Well, back to The Sun, where I was now seated at the bar, sipping a soda, when the front door opened. Based on the crowd’s reaction I realized that someone outstanding had just entered.
It turned out to be Paul Lynde, who was a new regular on “The Donny and Marie Show.”
He had played Uncle Arthur on “Bewitched.” He would pop in from time to time and surprise Samantha with his “Hello Sammie” and just those two words spoken by him could cause me to nearly bust a gut.
When he occupied the center square on “Hollywood Squares,” I would run to the TV when he was asked a question by host Peter Marshall, since his perfectly delivered response could send me into hysterics.
Now we all speculated that he might be gay, but it was never confirmed or openly talked about. But there he was, Paul Lynde in a gay bar in Salt Lake City.
Once he came inside, he sat at the very same bar, directly to my right. I didn’t know what to do. I wanted so bad to say something clever or witty, something that he might remember me for. He ordered some sort of amber alcohol in a high ball, downed it and ordered another. In the time it took him to guzzle the second, a group of gawkers had already gathered nearby.
I opened with, “I bet you get tired of people always staring at you,” to which he replied in that funny voice of his, “Wouldn’t you?”
I laughed. He returned my laughter with a fake staccato “ha-ha-ha-ha-ha-ha” as he motioned for another drink, his face drawn and his eyes sad.
I immediately apologized, and his demeanor changed, becoming immediately warm and engaging. He asked about what I was doing, I told him I was in school; he asked how I liked Salt Lake. He told me he hated Hollywood and that he would love to live somewhere else, possibly Florida; he talked about how much his mom meant to him, how much he enjoyed his college days, and how he had hoped one day he could work in his profession without living in Los Angeles, which prompted him to take a job with the Osmond’s in Utah.

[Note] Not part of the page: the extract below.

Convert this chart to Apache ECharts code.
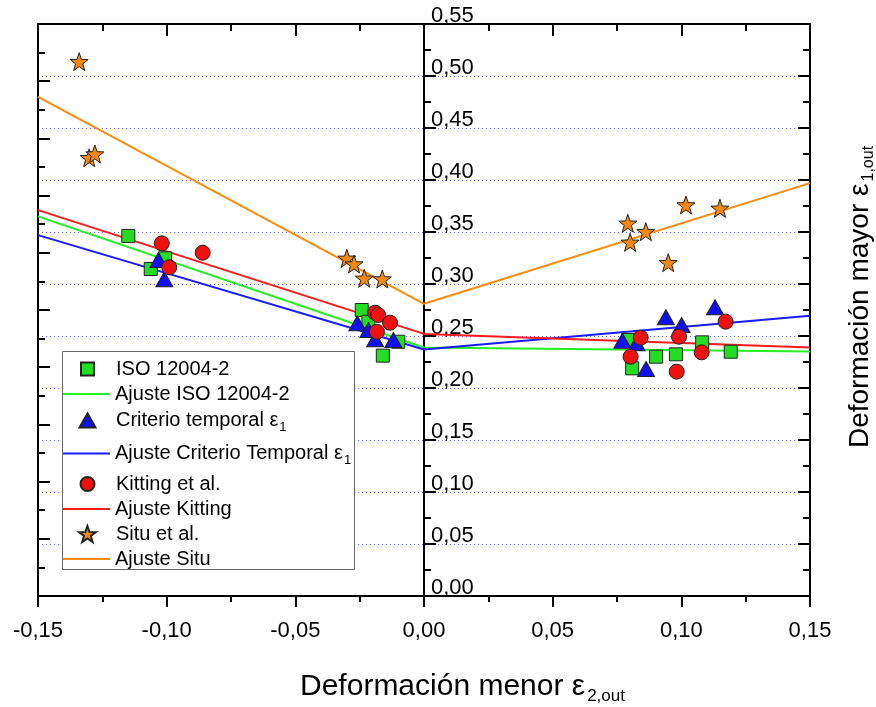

As the crowd of onlookers grew, he became uncomfortable and excused himself to the east room which was fairly empty at the time. I went about my way in search of a boy to dance with, maybe kiss and hopefully take home.
Right before closing, The Sun played, “Last Dance,” by Donna Summer, the cue to hook up quickly or leave. I was doing a final scour of the place, when I found Paul Lynde seated at a large table alone, encircled by a large group of boys around my age, being mercilessly interrogated: “Is Donny gay? Come on! Tell us! Is Donny Osmond queer?”
This proved too much for him, and he very angrily and fairly drunkenly got to his feet and made his way through the club to the front door, all the while being hounded by the curious. That was the last I saw of him.
The next day I heard the news that he had been arrested right outside the door by waiting cops who would charge you for public intoxication as soon as you exited. We locals knew to have a car waiting to quickly pick you up as soon as you were out, but Paul didn’t know that. He had a black limousine parked in front which had been broken into and valuables stolen, a sitting duck. When he belligerently demanded the police stop messing with patrons and come to his aid, he ended up in jail.
His emergency contact was known only as Olive, no verification as to which Olive he was referring. The public intoxication charges were eventually dropped, at the same time he was dropped from “The Donny and Marie Show,” he being not wholesome and all, and a son of perdition and such.
A short time later he was back on “Hollywood Squares,” occupying his center square. When it came time for Paul to answer a question, who’s response had left me nearly peeing myself in the past, I instead turned the sound off and studied his face as he delivered his quip.
His face was drawn and his eyes were sad.